A Cup, A Cup, A Cup, A Cup

I came to love coffee much the same way I came to appreciate food – from the serving end. Work at Starbuck’s long enough, learn many people can’t pronounce latte to save their lives, much less the difference between that and a cappuccino.

Now, by coincidence, one of my best friends, Martha, owns a coffee shop. She and I happened to work at that Starbuck’s together years ago, tamped our first espressos on the same machine; I can remember outlining drink recipes with her on a dry-erase board; today, she can smell a coffee bean and tell you whether it’s Guatemalan or Ethiopian, and knows why some diners rush to refill your cup (that stuff only tastes good hot, and probably even better when masked by the taste of pie).

So by association, I’ve become a bit of a coffee snob. Another friend of Martha’s and mine concurs: she went to Manhattan not long ago and admitted the coffee there “tasted like ass.” Oh my, was all I said.
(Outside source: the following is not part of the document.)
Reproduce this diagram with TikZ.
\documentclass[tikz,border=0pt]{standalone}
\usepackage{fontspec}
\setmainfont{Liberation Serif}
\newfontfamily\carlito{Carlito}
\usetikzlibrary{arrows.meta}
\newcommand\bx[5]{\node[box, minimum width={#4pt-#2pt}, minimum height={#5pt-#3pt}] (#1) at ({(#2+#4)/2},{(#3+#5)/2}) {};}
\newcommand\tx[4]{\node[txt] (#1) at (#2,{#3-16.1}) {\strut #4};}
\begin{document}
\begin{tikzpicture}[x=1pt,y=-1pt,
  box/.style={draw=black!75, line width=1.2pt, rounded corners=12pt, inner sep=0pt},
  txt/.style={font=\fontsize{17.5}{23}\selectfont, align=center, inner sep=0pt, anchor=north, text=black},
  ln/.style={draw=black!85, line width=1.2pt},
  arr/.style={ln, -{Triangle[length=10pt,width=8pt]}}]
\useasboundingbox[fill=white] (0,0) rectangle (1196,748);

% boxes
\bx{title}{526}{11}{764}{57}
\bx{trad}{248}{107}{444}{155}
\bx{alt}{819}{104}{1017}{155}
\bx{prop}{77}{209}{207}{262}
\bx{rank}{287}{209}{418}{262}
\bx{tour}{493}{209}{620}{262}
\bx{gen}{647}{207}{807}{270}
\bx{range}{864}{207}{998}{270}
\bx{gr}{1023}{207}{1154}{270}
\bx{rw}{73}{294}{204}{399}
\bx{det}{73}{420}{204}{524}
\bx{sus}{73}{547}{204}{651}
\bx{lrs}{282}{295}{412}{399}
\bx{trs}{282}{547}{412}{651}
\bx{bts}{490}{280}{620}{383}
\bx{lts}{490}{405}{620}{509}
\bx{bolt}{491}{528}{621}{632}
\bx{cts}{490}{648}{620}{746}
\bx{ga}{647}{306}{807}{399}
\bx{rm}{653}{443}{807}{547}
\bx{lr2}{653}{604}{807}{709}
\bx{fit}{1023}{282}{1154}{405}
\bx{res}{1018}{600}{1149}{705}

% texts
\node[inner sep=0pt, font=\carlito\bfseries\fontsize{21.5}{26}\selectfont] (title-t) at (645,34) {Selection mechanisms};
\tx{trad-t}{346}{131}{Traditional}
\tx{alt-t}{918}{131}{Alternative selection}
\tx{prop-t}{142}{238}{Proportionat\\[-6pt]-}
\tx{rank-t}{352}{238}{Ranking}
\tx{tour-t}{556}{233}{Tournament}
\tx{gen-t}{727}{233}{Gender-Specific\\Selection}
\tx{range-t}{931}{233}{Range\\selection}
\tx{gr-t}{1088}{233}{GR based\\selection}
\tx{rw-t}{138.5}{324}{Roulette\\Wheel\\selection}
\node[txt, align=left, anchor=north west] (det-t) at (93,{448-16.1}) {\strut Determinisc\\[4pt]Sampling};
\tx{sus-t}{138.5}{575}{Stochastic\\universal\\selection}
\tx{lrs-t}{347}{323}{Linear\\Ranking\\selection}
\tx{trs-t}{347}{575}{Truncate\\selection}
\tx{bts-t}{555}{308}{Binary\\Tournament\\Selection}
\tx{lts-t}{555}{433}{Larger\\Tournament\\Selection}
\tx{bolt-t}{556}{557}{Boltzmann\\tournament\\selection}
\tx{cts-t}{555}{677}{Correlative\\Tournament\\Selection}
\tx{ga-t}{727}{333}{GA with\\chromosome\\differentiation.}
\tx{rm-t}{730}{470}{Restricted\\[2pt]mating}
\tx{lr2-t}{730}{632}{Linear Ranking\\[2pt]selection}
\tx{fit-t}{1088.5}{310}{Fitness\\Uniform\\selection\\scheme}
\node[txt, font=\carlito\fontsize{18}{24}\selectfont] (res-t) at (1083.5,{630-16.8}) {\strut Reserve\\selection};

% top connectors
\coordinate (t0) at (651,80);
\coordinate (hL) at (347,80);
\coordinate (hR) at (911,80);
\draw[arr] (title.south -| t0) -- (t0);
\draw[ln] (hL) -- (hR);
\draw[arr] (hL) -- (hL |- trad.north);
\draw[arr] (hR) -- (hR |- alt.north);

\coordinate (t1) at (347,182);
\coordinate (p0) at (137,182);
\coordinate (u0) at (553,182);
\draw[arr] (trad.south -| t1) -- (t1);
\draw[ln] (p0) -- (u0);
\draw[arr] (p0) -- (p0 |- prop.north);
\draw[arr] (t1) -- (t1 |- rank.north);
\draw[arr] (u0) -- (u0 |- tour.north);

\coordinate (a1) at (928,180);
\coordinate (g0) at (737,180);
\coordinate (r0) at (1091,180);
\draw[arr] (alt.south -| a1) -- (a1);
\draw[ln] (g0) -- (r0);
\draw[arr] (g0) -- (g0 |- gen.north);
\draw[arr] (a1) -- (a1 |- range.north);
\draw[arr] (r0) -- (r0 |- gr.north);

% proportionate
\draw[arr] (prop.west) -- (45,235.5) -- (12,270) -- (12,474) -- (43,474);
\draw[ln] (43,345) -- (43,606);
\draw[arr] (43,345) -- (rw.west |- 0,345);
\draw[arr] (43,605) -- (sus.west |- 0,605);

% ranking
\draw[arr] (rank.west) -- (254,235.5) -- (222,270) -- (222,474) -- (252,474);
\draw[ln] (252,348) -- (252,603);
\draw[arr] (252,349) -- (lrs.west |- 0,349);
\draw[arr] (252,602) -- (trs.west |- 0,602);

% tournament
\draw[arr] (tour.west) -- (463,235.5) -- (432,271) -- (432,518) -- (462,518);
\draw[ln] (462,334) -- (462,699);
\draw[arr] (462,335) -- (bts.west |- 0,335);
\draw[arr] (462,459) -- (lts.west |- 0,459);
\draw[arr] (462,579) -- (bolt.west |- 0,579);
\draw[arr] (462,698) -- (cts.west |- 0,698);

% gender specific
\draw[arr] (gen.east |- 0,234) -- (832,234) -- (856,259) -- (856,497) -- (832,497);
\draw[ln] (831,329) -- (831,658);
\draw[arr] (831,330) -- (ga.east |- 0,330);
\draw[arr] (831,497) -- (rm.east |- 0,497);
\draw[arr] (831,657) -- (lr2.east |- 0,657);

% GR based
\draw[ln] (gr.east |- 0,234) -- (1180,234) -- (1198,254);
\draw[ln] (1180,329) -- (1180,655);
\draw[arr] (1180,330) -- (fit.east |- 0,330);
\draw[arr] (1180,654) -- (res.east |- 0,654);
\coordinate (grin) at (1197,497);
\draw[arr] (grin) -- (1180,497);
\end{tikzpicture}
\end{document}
There was a time I drank so much of the stuff my dentist thought I was a chain smoker. She actually recommended chemical bleaching. A simple cleaning proved I was, in fact, not a smoker – just a very, very awake college student.

Then part of me wonders: do I truly love coffee, or am I just ensconced in its myth, its romance, its lovely pairing with cheesecake? The smell of fresh ground beans does send me swooning. Then of course, there’s the I like my coffee hot and black – like my men! quip, of which I never seem to tire. (Note: that also works with sweet and hot, rich and black, or any combination thereof, etc.)
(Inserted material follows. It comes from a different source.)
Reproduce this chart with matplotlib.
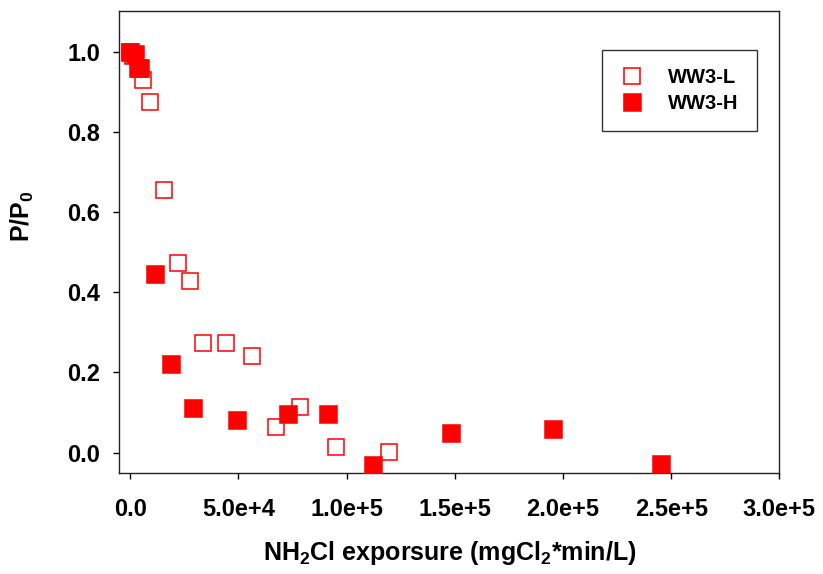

Until I can learn to do without my regular cup – every morning or so, or at least on weekend brunch – I may never be able to truly answer that.

Quick Coffee Trivia (as per Martha and memories from working for The Big Green Empire):

  • Some places drip their coffee very light, i.e. they brew lesser amounts of grounds to make them last longer. In short: dripping light, bad, dripping heavy, good.
  • Espresso should cook between 17 and 23 seconds.
  • Many cafés run on the automatic machines now (the ones that don’t require measuring out grounds or tamping), but for those that don’t, notice the barista will grind new beans every few hours; this is because the cooking time will vary depending on the time of day and the weather/temperature. The old espresso grind must be thrown out, or in an ideal world, composted.
  • Really good coffee will still taste good cold. (Not as good as it does hot, but I’ve found it’s mostly true.)
  • For the record, Starbuck’s coffee is quite bitter and I’d rather go somewhere else for coffee if I can, like Peet’s or a local place.
  • Interesting to Note as I End this Post:

  • We grew up with instant in the house. I didn’t have real coffee until I was studying at a friend’s house in high school, and threw in coffee coffee thinking it was Nescafé or whatever. I ended up with a mouthful of grounds.
  • I once dated an Irish-Italian guy from Brooklyn who said “caw-fee.” Of course, I was irrationally enamored with this.
  • Strangely enough, I work at a software company for Java (that’s the computer language, not the drink).
  • So that is the extent of my culinary contributions this week: butter and coffee. Just the simple stuff. Maybe next week I’ll do a post on boiling water.

    5 responses to “A Cup, A Cup, A Cup, A Cup

    1. Love this post! It has me jonesing for a cup of the really good stuff right now. And a teeth cleaning.

    2. thanks, lucy! And I’m due for a cleaning as well. 😉

    3. ah, I am nostalgic for my collegiate 4-espressos a day or 8-cups-of=coffee a day rituals!!!!

      i love coffee still, despite my intolerance for caffeine…!

    4. I also used to drink pots of the stuff – ack!

      I usually drink one cup for a wake-me-up, and as I said, I do like it with dessert (black, or with a splash of cream).

    5. I think I shall make a nice little coffee for myself when I get home. I need a little pick me up!